The CGL policy’s “personal and advertising injury” coverage is subject to the following exclusion:
2. Exclusions
This insurance does not apply to:
(a) “Personal and advertising injury”:
(1) Caused by or at the direction of the insured with the knowledge that the act would violate the rights of another and would inflict “personal and advertising injury[.]”
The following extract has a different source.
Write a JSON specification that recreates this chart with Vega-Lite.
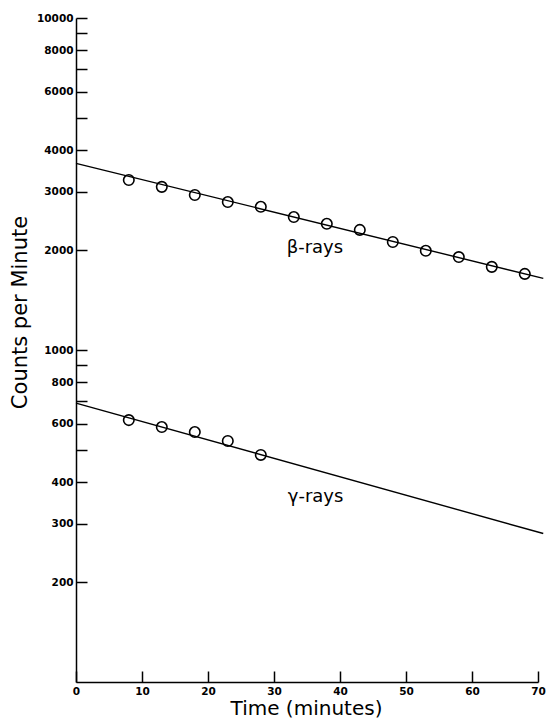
{
  "$schema": "https://vega.github.io/schema/vega-lite/v6.json",
  "width": 462,
  "height": 664,
  "autosize": {"type": "none"},
  "padding": {"left": 76, "top": 18, "right": 8, "bottom": 37},
  "background": "white",
  "config": {
    "view": {"stroke": null},
    "axis": {
      "grid": false,
      "domainColor": "black",
      "domainWidth": 1.5,
      "tickColor": "black",
      "tickWidth": 1.5,
      "tickSize": -11,
      "labelFont": "DejaVu Sans",
      "labelFontWeight": "bold",
      "labelFontSize": 10.5,
      "labelColor": "black",
      "labelFlush": false,
      "labelOverlap": false,
      "titleFont": "DejaVu Sans",
      "titleFontWeight": "normal",
      "titleColor": "black"
    }
  },
  "datasets": {
    "points": [
      {"series": "beta", "time": 8, "counts": 3250},
      {"series": "beta", "time": 13, "counts": 3100},
      {"series": "beta", "time": 18, "counts": 2930},
      {"series": "beta", "time": 23, "counts": 2790},
      {"series": "beta", "time": 28, "counts": 2700},
      {"series": "beta", "time": 33, "counts": 2515},
      {"series": "beta", "time": 38, "counts": 2400},
      {"series": "beta", "time": 43, "counts": 2300},
      {"series": "beta", "time": 48, "counts": 2115},
      {"series": "beta", "time": 53, "counts": 1990},
      {"series": "beta", "time": 58, "counts": 1905},
      {"series": "beta", "time": 63, "counts": 1780},
      {"series": "beta", "time": 68, "counts": 1695},
      {"series": "gamma", "time": 8, "counts": 615},
      {"series": "gamma", "time": 13, "counts": 586},
      {"series": "gamma", "time": 18, "counts": 566},
      {"series": "gamma", "time": 23, "counts": 532},
      {"series": "gamma", "time": 28, "counts": 483}
    ],
    "fits": [
      {"series": "beta", "time": 0, "counts": 3650},
      {"series": "beta", "time": 70.8, "counts": 1643},
      {"series": "gamma", "time": 0, "counts": 692},
      {"series": "gamma", "time": 70.8, "counts": 280}
    ],
    "labels": [
      {"label": "β-rays", "time": 36.2, "counts": 2030},
      {"label": "γ-rays", "time": 36.3, "counts": 361}
    ]
  },
  "encoding": {
    "x": {
      "field": "time",
      "type": "quantitative",
      "scale": {"domain": [0, 70], "nice": false, "zero": false},
      "axis": {
        "values": [0, 10, 20, 30, 40, 50, 60, 70],
        "format": "d",
        "labelPadding": 15,
        "title": "Time (minutes)",
        "titleFontSize": 20,
        "titleX": 230,
        "titleY": 26,
        "titleBaseline": "middle"
      }
    },
    "y": {
      "field": "counts",
      "type": "quantitative",
      "scale": {"type": "log", "domain": [100, 10000], "nice": false},
      "axis": {
        "values": [200, 300, 400, 500, 600, 700, 800, 900, 1000, 2000, 3000, 4000, 5000, 6000, 7000, 8000, 9000, 10000],
        "format": "d",
        "labelExpr": "indexof([500, 700, 900, 5000, 7000, 9000], datum.value) >= 0 ? '' : datum.label",
        "labelPadding": 14,
        "title": "Counts per Minute",
        "titleFontSize": 21,
        "titleX": -56,
        "titleY": 294,
        "titleBaseline": "middle"
      }
    }
  },
  "layer": [
    {
      "data": {"name": "fits"},
      "mark": {"type": "line", "color": "black", "strokeWidth": 1.4, "clip": false},
      "encoding": {"detail": {"field": "series"}}
    },
    {
      "data": {"name": "points"},
      "mark": {"type": "point", "shape": "circle", "filled": false, "color": "black", "size": 110, "strokeWidth": 1.6, "opacity": 1},
      "encoding": {}
    },
    {
      "data": {"name": "labels"},
      "mark": {"type": "text", "font": "DejaVu Sans", "fontSize": 18, "color": "black", "baseline": "middle", "align": "center"},
      "encoding": {"text": {"field": "label"}}
    }
  ]
}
By requiring knowledge that the acts would violate the rights of another, this exclusion applies only to claims of intentional wrongdoing. Here, several of the allegations in Flowserve’s complaint contain no reference to intent and seek recovery for conduct that was innocent, inadvertent, negligent, or reckless. As a result, even though Citizens Insurance correctly points out that the complaint also alleged intentional wrongdoing, the exclusion does not excuse it from its duty to defend Pro-Seal. An insurer must defend its insured *101even if theories of liability asserted are not covered under the policy, if any asserted theories of recovery fall within the policy coverage. American Bumper & Mfg Co, 452 Mich at 451.
CONCLUSION
Since the complaint alleged that Pro-Seal infringed Flowserve’s trade dress in its “advertisement,” and no specific policy exclusion excused Citizens Insurance from its duty to defend, I must dissent. I would affirm the judgment of the Court of Appeals.
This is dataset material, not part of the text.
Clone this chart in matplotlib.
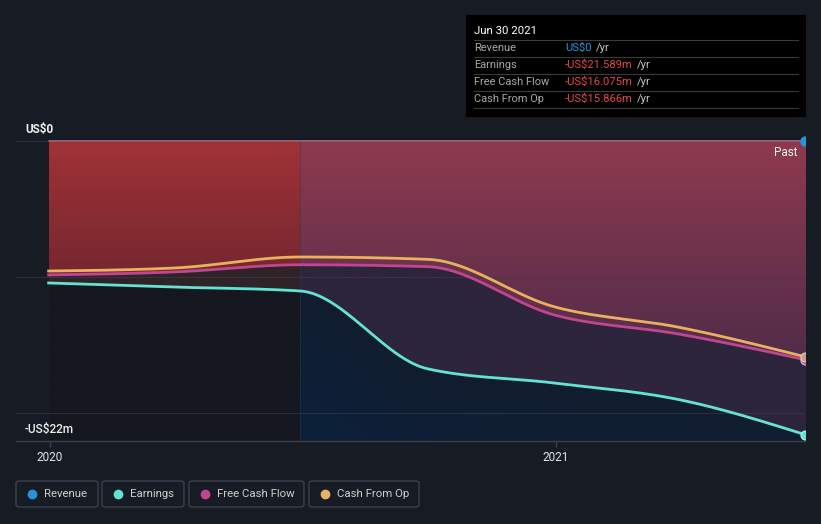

Weaver, J., concurred with Kelly, J.“Advertisement” is defined in the CGL policy as “[n]otice that is broadcast or published to the general public or specific market segments about your goods, products or services for the purpose of attracting customers or supporters.”
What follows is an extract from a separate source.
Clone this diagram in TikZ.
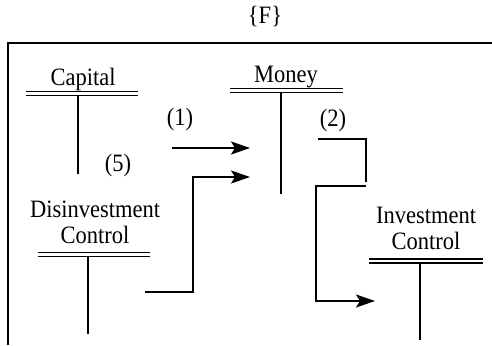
\documentclass[tikz,border=0pt]{standalone}
\usepackage{fontspec}
\setmainfont{Liberation Serif}
\newfontfamily\labelfont[FakeStretch=0.9]{Liberation Serif}
\usetikzlibrary{arrows.meta}

\begin{document}
\begin{tikzpicture}[
  x=1pt, y=-1pt,
  lbl/.style={font=\labelfont\fontsize{25}{26}\selectfont, align=center, inner sep=0pt},
  bar/.style={double, double distance=2.4pt, line width=1.4pt},
  stem/.style={line width=1.9pt},
  flow/.style={-{Stealth[length=19pt, width=13pt, inset=4pt]}, line width=1.9pt}
]
\useasboundingbox (0,0) rectangle (492,345);

\node[lbl] (title) at (265,17) {\{F\}};
\draw[stem] (8,345) -- (8,43) -- (492,43);

% stores
\node[lbl, anchor=base] (capital) at (83,85) {Capital};
\node[lbl, anchor=base] (money) at (286,82) {Money};
\node[lbl] (disinv) at (95,222) {Disinvestment\\Control};
\node[lbl] (inv) at (426,228) {Investment\\Control};

\draw[bar] (26,93.5) -- (138,93.5);
\draw[stem] (78,95.5) -- (78,174);
\draw[bar] (230,90.5) -- (343,90.5);
\draw[stem] (281,92.5) -- (281,194);
\draw[bar] (38,254.5) -- (150,254.5);
\draw[stem] (88,256.5) -- (88,334);
\draw[bar] (369,261) -- (483,261);
\draw[stem] (420,263) -- (420,340);

% flow labels
\node[lbl] (f1) at (180,119) {(1)};
\node[lbl] (f2) at (333,120) {(2)};
\node[lbl] (f5) at (118,165) {(5)};

% flows
\coordinate (a1) at (172,148);
\coordinate (b1) at (250,148);
\coordinate (a2) at (145,292);
\coordinate (k2) at (193,292);
\coordinate (b2) at (250,177);
\coordinate (a3) at (318,139);
\coordinate (b3) at (366,182);
\coordinate (a4) at (366,186);
\coordinate (k4) at (316,186);
\coordinate (b4) at (375,301);

\draw[flow] (a1) -- (b1);
\draw[flow] (a2) -- (k2) |- (b2);
\draw[stem] (a3) -| (b3);
\draw[flow] (a4) -- (k4) |- (b4);
\end{tikzpicture}
\end{document}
Subsection f provides another means by which there could be an advertising injury. That subsection indicates that there is an advertising injury when the injury arises out of “[t]he use of another’s advertising idea in your ‘advertisement.’ ” However, because coverage is available for an advertising injury as defined in subsection g, it is unnecessary to determine if an advertising injury was alleged as defined by subsection f.
The policy does require that the notice be sent to the general public or specific market segments. However, this language does not preclude situations, like this one, where the market is so restricted that one customer would constitute a specific market segment.